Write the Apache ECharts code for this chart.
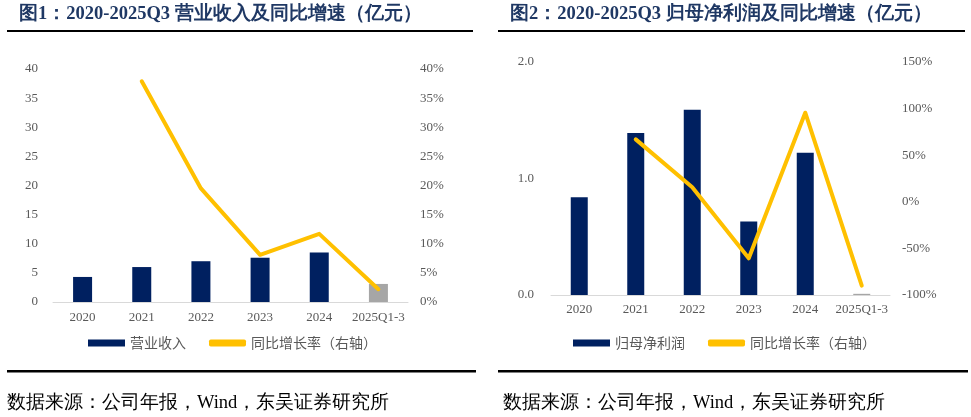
<!DOCTYPE html>
<html><head><meta charset="utf-8">
<script src="https://cdn.jsdelivr.net/npm/echarts@6/dist/echarts.min.js"></script>
<style>
html,body{margin:0;padding:0;background:#fff;}
#c1{position:absolute;left:0;top:0;width:485px;height:417px;}
#c2{position:absolute;left:485px;top:0;width:486px;height:417px;}
</style></head>
<body>
<div id="c1"></div><div id="c2"></div>
<script>
const categories = ['2020','2021','2022','2023','2024','2025Q1-3'];
const revenue = [4.3, 6.0, 7.0, 7.6, 8.5, 3.1];
const revenueYoY = [null, 37.9, 19.5, 8.1, 11.7, 2.2];
const netProfit = [0.84, 1.39, 1.59, 0.63, 1.22, 0.01];
const netProfitYoY = [null, 67, 15.6, -60.6, 95.6, -90];
const leftTicks1 = {min:0, max:40, interval:5};
const rightTicks1 = {min:0, max:40, interval:5};
const leftTicks2 = {min:0, max:2, interval:1};
const rightTicks2 = {min:-100, max:150, interval:50};

const NAVY = '#002060', GOLD = '#FFC000', GRAY = '#A6A6A6', LBL = '#595959';
const SERIF = '"Liberation Serif","Times New Roman",serif';
const CJK = '"Noto Sans CJK SC","Noto Sans",sans-serif';
const TITLE_COLOR = '#1F3864';

function build(o) {
  const barData = o.bars.map((v, i) => ({value: v, itemStyle: {color: i === o.bars.length - 1 ? GRAY : NAVY}}));
  return {
    animation: false,
    textStyle: {fontFamily: SERIF},
    grid: {left: o.grid[0], right: o.grid[1], top: o.grid[2], bottom: o.grid[3]},
    legend: {
      left: 88, top: 336, padding: 0, itemWidth: 37, itemHeight: 7, itemGap: 23,
      textStyle: {color: LBL, fontSize: 14, fontFamily: CJK},
      data: [{name: o.barName, icon: 'rect'}, {name: '同比增长率（右轴）', icon: 'roundRect'}]
    },
    xAxis: {
      type: 'category', data: categories,
      axisLine: {lineStyle: {color: '#D9D9D9', width: 1}},
      axisTick: {show: false},
      axisLabel: {color: LBL, fontSize: 13, fontFamily: SERIF, margin: o.xMargin, interval: 0}
    },
    yAxis: [
      {type: 'value', min: o.lt.min, max: o.lt.max, interval: o.lt.interval,
       splitLine: {show: false}, axisLine: {show: false}, axisTick: {show: false},
       axisLabel: {color: LBL, fontSize: 13, fontFamily: SERIF, margin: o.lMargin, formatter: o.lFmt}},
      {type: 'value', min: o.rt.min, max: o.rt.max, interval: o.rt.interval, position: 'right',
       splitLine: {show: false}, axisLine: {show: false}, axisTick: {show: false},
       axisLabel: {color: LBL, fontSize: 13, fontFamily: SERIF, margin: 12, formatter: v => v + '%'}}
    ],
    series: [
      {name: o.barName, type: 'bar', data: barData, barWidth: o.barWidth, itemStyle: {color: NAVY}},
      {name: '同比增长率（右轴）', type: 'line', yAxisIndex: 1, data: o.line, symbol: 'none',
       lineStyle: {color: GOLD, width: 4, cap: 'round', join: 'round'}, itemStyle: {color: GOLD}, connectNulls: false}
    ],
    graphic: [
      {type: 'text', left: o.titleX, top: 5, style: {text: o.title, fill: TITLE_COLOR, font: 'bold 18.5px ' + SERIF}},
      {type: 'rect', shape: {x: o.lineX[0], y: 30, width: o.lineX[1] - o.lineX[0], height: 2}, style: {fill: '#000'}},
      {type: 'rect', shape: {x: o.sepX[0], y: 370, width: o.sepX[1] - o.sepX[0], height: 2.5}, style: {fill: '#000'}},
      {type: 'text', left: o.srcX, top: 394, style: {text: '数据来源：公司年报，Wind，东吴证券研究所', fill: '#000', font: '18.5px ' + SERIF}}
    ]
  };
}

const c1 = echarts.init(document.getElementById('c1'));
c1.setOption(build({
  grid: [53, 77, 69, 115], barName: '营业收入', bars: revenue, line: revenueYoY,
  lt: leftTicks1, rt: rightTicks1, lFmt: v => v, lMargin: 15, xMargin: 9, barWidth: 19,
  title: '图1：2020-2025Q3 营业收入及同比增速（亿元）', titleX: 19, lineX: [7, 473], sepX: [7, 476], srcX: 7
}));
const c2 = echarts.init(document.getElementById('c2'));
c2.setOption(build({
  grid: [66, 81, 62, 122], barName: '归母净利润', bars: netProfit, line: netProfitYoY,
  lt: leftTicks2, rt: rightTicks2, lFmt: v => v.toFixed(1), lMargin: 17, xMargin: 8, barWidth: 17,
  title: '图2：2020-2025Q3 归母净利润及同比增速（亿元）', titleX: 25, lineX: [13, 480], sepX: [13, 483], srcX: 18
}));
</script>
</body></html>
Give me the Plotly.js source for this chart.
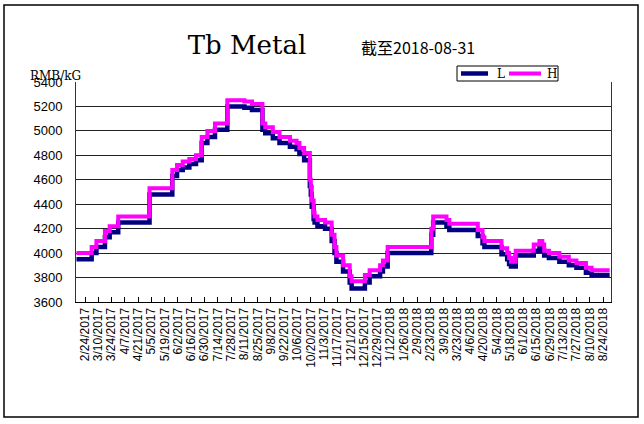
<!DOCTYPE html>
<html>
<head>
<meta charset="utf-8">
<script src="https://cdn.plot.ly/plotly-3.0.1.min.js"></script>
<style>
html,body{margin:0;padding:0;background:#fff;}
#chart{width:644px;height:424px;}
</style>
</head>
<body>
<div id="chart"></div>
<script>
// Step-change dates (price changes) and values
const dates = ['2017-02-15','2017-03-03','2017-03-08','2017-03-17','2017-03-22','2017-03-31','2017-05-03','2017-05-27','2017-06-01','2017-06-07','2017-06-14','2017-06-21','2017-06-27','2017-07-03','2017-07-11','2017-07-24','2017-08-11','2017-08-19','2017-08-30','2017-09-02','2017-09-10','2017-09-17','2017-09-28','2017-10-05','2017-10-08','2017-10-13','2017-10-19','2017-10-20','2017-10-21','2017-10-23','2017-10-24','2017-10-27','2017-11-04','2017-11-11','2017-11-14','2017-11-16','2017-11-23','2017-11-30','2017-12-02','2017-12-16','2017-12-21','2018-01-01','2018-01-04','2018-01-09','2018-02-24','2018-02-26','2018-03-12','2018-03-15','2018-04-14','2018-04-19','2018-04-21','2018-05-09','2018-05-15','2018-05-17','2018-05-19','2018-05-24','2018-06-12','2018-06-18','2018-06-21','2018-06-23','2018-06-28','2018-07-09','2018-07-19','2018-07-27','2018-08-06','2018-08-12','2018-08-31'];
const lowValues = [3950,4000,4050,4130,4170,4250,4480,4630,4680,4700,4730,4760,4900,4950,5010,5200,5190,5170,5010,4980,4940,4900,4870,4850,4810,4760,4550,4480,4380,4280,4250,4220,4200,4100,4000,3930,3850,3760,3710,3760,3810,3850,3890,4000,4150,4250,4220,4190,4140,4080,4050,3990,3950,3910,3890,3980,4020,4060,4020,3980,3960,3930,3900,3880,3840,3820,3820];
const highValues = [4000,4050,4100,4180,4220,4300,4530,4680,4720,4750,4770,4800,4950,5000,5060,5250,5240,5220,5060,5030,4990,4950,4920,4900,4860,4820,4600,4540,4430,4330,4300,4270,4250,4150,4050,3980,3900,3810,3770,3820,3860,3900,3940,4050,4200,4300,4270,4240,4190,4130,4100,4040,4000,3960,3930,4020,4070,4100,4070,4020,4000,3970,3940,3920,3880,3860,3860];
const tickDates = ['2017-02-24','2017-03-10','2017-03-24','2017-04-07','2017-04-21','2017-05-05','2017-05-19','2017-06-02','2017-06-16','2017-06-30','2017-07-14','2017-07-28','2017-08-11','2017-08-25','2017-09-08','2017-09-22','2017-10-06','2017-10-20','2017-11-03','2017-11-17','2017-12-01','2017-12-15','2017-12-29','2018-01-12','2018-01-26','2018-02-09','2018-02-23','2018-03-09','2018-03-23','2018-04-06','2018-04-20','2018-05-04','2018-05-18','2018-06-01','2018-06-15','2018-06-29','2018-07-13','2018-07-27','2018-08-10','2018-08-24'];
const tickLabels = ['2/24/2017','3/10/2017','3/24/2017','4/7/2017','4/21/2017','5/5/2017','5/19/2017','6/2/2017','6/16/2017','6/30/2017','7/14/2017','7/28/2017','8/11/2017','8/25/2017','9/8/2017','9/22/2017','10/6/2017','10/20/2017','11/3/2017','11/17/2017','12/1/2017','12/15/2017','12/29/2017','1/12/2018','1/26/2018','2/9/2018','2/23/2018','3/9/2018','3/23/2018','4/6/2018','4/20/2018','5/4/2018','5/18/2018','6/1/2018','6/15/2018','6/29/2018','7/13/2018','7/27/2018','8/10/2018','8/24/2018'];
const seriesNames = ['L','H'];
const seriesColors = ['#000080','#FF00FF'];

const traces = [
  {x: dates, y: lowValues, name: seriesNames[0], type: 'scatter', mode: 'lines',
   line: {color: seriesColors[0], width: 4.5, shape: 'hv'}},
  {x: dates, y: highValues, name: seriesNames[1], type: 'scatter', mode: 'lines',
   line: {color: seriesColors[1], width: 4, shape: 'hv'}}
];

const L = 76, R = 611, T = 82, B = 302;
const pw = R - L, ph = B - T;
const px = v => (v - L) / pw;
const py = v => (B - v) / ph;

// hand-placed legend (box, samples, labels)
const legY = 73.5;
const legendShapes = [
  {type: 'rect', xref: 'paper', yref: 'paper', x0: px(457), x1: px(558), y0: py(81), y1: py(66),
   line: {color: '#000', width: 1}, fillcolor: '#fff', layer: 'above'},
  {type: 'line', xref: 'paper', yref: 'paper', x0: px(461), x1: px(488), y0: py(legY), y1: py(legY),
   line: {color: seriesColors[0], width: 4.5}, layer: 'above'},
  {type: 'line', xref: 'paper', yref: 'paper', x0: px(509), x1: px(541), y0: py(legY), y1: py(legY),
   line: {color: seriesColors[1], width: 4}, layer: 'above'}
];
const legendTexts = [
  {text: seriesNames[0], xref: 'paper', yref: 'paper', x: px(495), y: py(legY), xanchor: 'left', yanchor: 'middle',
   showarrow: false, font: {family: 'DejaVu Serif', size: 12, color: '#000'}},
  {text: seriesNames[1], xref: 'paper', yref: 'paper', x: px(545), y: py(legY), xanchor: 'left', yanchor: 'middle',
   showarrow: false, font: {family: 'DejaVu Serif', size: 12, color: '#000'}}
];

const layout = {
  width: 644, height: 424,
  margin: {l: L, r: 644 - R, t: T, b: 424 - B, pad: 0},
  paper_bgcolor: '#ffffff', plot_bgcolor: '#ffffff',
  title: {text: 'Tb Metal', x: 247/644, xanchor: 'center', y: 1 - 45/424, yanchor: 'middle',
          xref: 'container', yref: 'container',
          font: {family: 'DejaVu Serif', size: 26, color: '#000'}},
  xaxis: {
    type: 'date', range: ['2017-02-14 12:00', '2018-09-01 10:00'],
    tickmode: 'array', tickvals: tickDates, ticktext: tickLabels,
    tickangle: -90, ticks: 'inside', ticklen: 5, tickcolor: '#000', tickwidth: 1,
    showline: true, linecolor: '#000', linewidth: 1, mirror: false,
    showgrid: false, zeroline: false,
    tickfont: {family: 'Liberation Sans, Arial', size: 12, color: '#000'}
  },
  yaxis: {
    range: [3600, 5400], dtick: 200, tick0: 3600,
    ticks: '', ticklabelstandoff: 10,
    showline: true, linecolor: '#333', linewidth: 1, mirror: true,
    showgrid: true, gridcolor: '#222', gridwidth: 1, zeroline: false,
    tickfont: {family: 'Liberation Sans, Arial', size: 13, color: '#000'}
  },
  showlegend: false,
  annotations: [
    {text: '截至2018-08-31', xref: 'paper', yref: 'paper', x: px(418), y: py(47),
     xanchor: 'center', yanchor: 'middle', showarrow: false,
     font: {family: 'Noto Sans CJK SC', size: 16, color: '#000'}},
    {text: 'RMB/kG', xref: 'paper', yref: 'paper', x: px(28), y: py(76),
     xanchor: 'left', yanchor: 'middle', showarrow: false,
     font: {family: 'DejaVu Serif', size: 12, color: '#000'}}
  ].concat(legendTexts),
  shapes: [
    {type: 'rect', xref: 'paper', yref: 'paper', x0: px(4), x1: px(638), y0: py(417), y1: py(5),
     line: {color: '#000', width: 1.5}, fillcolor: 'rgba(0,0,0,0)', layer: 'above'}
  ].concat(legendShapes),
  hovermode: false
};

Plotly.newPlot('chart', traces, layout, {staticPlot: true, displayModeBar: false});
</script>
</body>
</html>
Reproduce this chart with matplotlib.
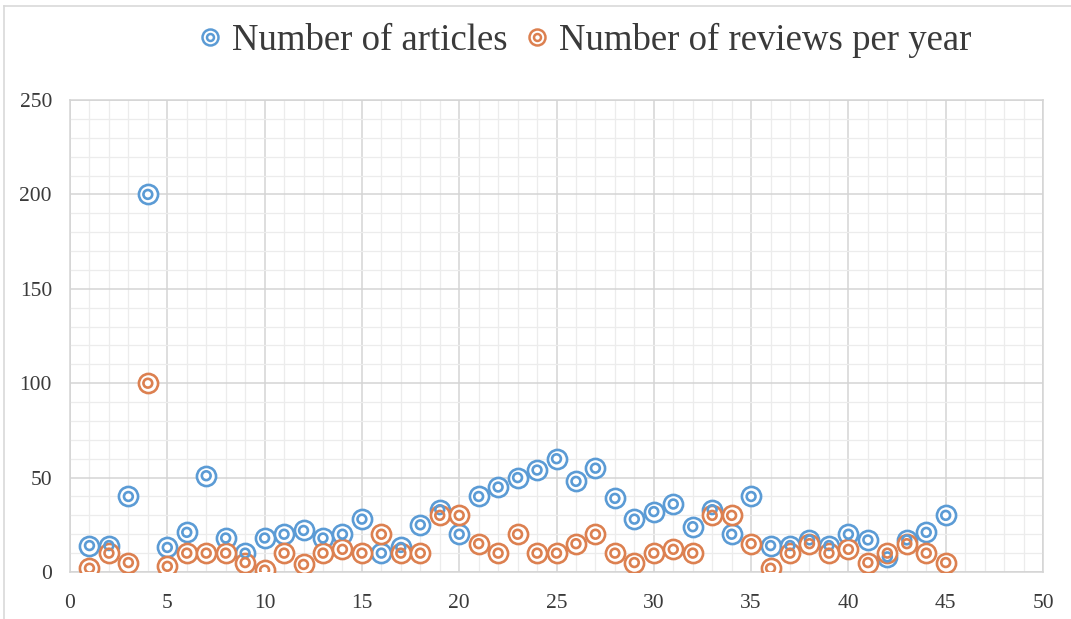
import numpy as np
import matplotlib as mpl
mpl.use('Agg')
import matplotlib.pyplot as plt
from matplotlib.lines import Line2D
from matplotlib.legend_handler import HandlerTuple

years = np.arange(1, 46)
articles = [14, 14, 40, 200, 13, 21, 51, 18, 10, 18,
            20, 22, 18, 20, 28, 10, 13, 25, 33, 20,
            40, 45, 50, 54, 60, 48, 55, 39, 28, 32,
            36, 24, 33, 20, 40, 14, 14, 17, 14, 20,
            17, 8, 17, 21, 30]
reviews = [2, 10, 5, 100, 3, 10, 10, 10, 5, 1,
           10, 4, 10, 12, 10, 20, 10, 10, 30, 30,
           15, 10, 20, 10, 10, 15, 20, 10, 5, 10,
           12, 10, 30, 30, 15, 2, 10, 15, 10, 12,
           5, 10, 15, 10, 5]
labels = ['Number of articles', 'Number of reviews per year']
colors = ['#5B9BD5', '#DC8050']

plt.rcParams['font.family'] = ['Liberation Serif', 'DejaVu Serif']
txtc = '#3A3A3A'

fig = plt.figure(figsize=(10.71, 6.19), dpi=100)
ax = fig.add_axes([70/1071, 1-572/619, 973/1071, 472/619])

handles = []
for vals, c in zip([articles, reviews], colors):
    # double ring marker: outer + inner circle
    ax.scatter(years, vals, s=190, facecolors='white', edgecolors=c,
               linewidths=1.9, zorder=3)
    ax.scatter(years, vals, s=40, facecolors='none', edgecolors=c,
               linewidths=1.9, zorder=4)
    h1 = Line2D([], [], marker='o', ls='', ms=11.5, mfc='white', mec=c, mew=1.8)
    h2 = Line2D([], [], marker='o', ls='', ms=5, mfc='none', mec=c, mew=1.8)
    handles.append((h1, h2))

ax.set_xlim(0, 50)
ax.set_ylim(0, 250)
ax.set_xticks(np.arange(0, 51, 5))
ax.set_yticks(np.arange(0, 251, 50))
ax.set_xticks(np.arange(0, 51, 1), minor=True)
ax.set_yticks(np.arange(0, 251, 10), minor=True)
ax.grid(which='major', color='#D4D4D4', lw=1.1, zorder=0)
ax.grid(which='minor', color='#ECECEC', lw=0.9, zorder=0)
ax.set_axisbelow(True)
for sp in ax.spines.values():
    sp.set_color('#D4D4D4')
    sp.set_linewidth(1.1)
ax.tick_params(which='both', length=0, labelsize=15.5, colors=txtc)
ax.tick_params(axis='x', pad=16)
ax.tick_params(axis='y', pad=13)

fig.legend(handles, labels, handler_map={tuple: HandlerTuple(ndivide=1)},
           loc='center', bbox_to_anchor=(585/1071, 1-40/619), ncol=2,
           frameon=False, fontsize=26.5, labelcolor=txtc, handlelength=0.6,
           handletextpad=0.3, columnspacing=0.5)

fig.add_artist(Line2D([4/1071, 4/1071], [0, 1-6/619], color='#D9D9D9', lw=1.2))
fig.add_artist(Line2D([4/1071, 1], [1-6/619, 1-6/619], color='#D9D9D9', lw=1.2))

fig.savefig('out.png', dpi=100)
plt.close()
_ _ _ _
# [GIVEN REQUEST]
The lines you need run from the one containing "Reproduce this chart with matplotlib." down to the one containing "from matplotlib.legend_handler import"; print them exactly, both ends included, and leave out pictures.

# [REPLY TO THE TASK]
Reproduce this chart with matplotlib.
import numpy as np
import matplotlib as mpl
mpl.use('Agg')
import matplotlib.pyplot as plt
from matplotlib.lines import Line2D
from matplotlib.legend_handler import HandlerTuple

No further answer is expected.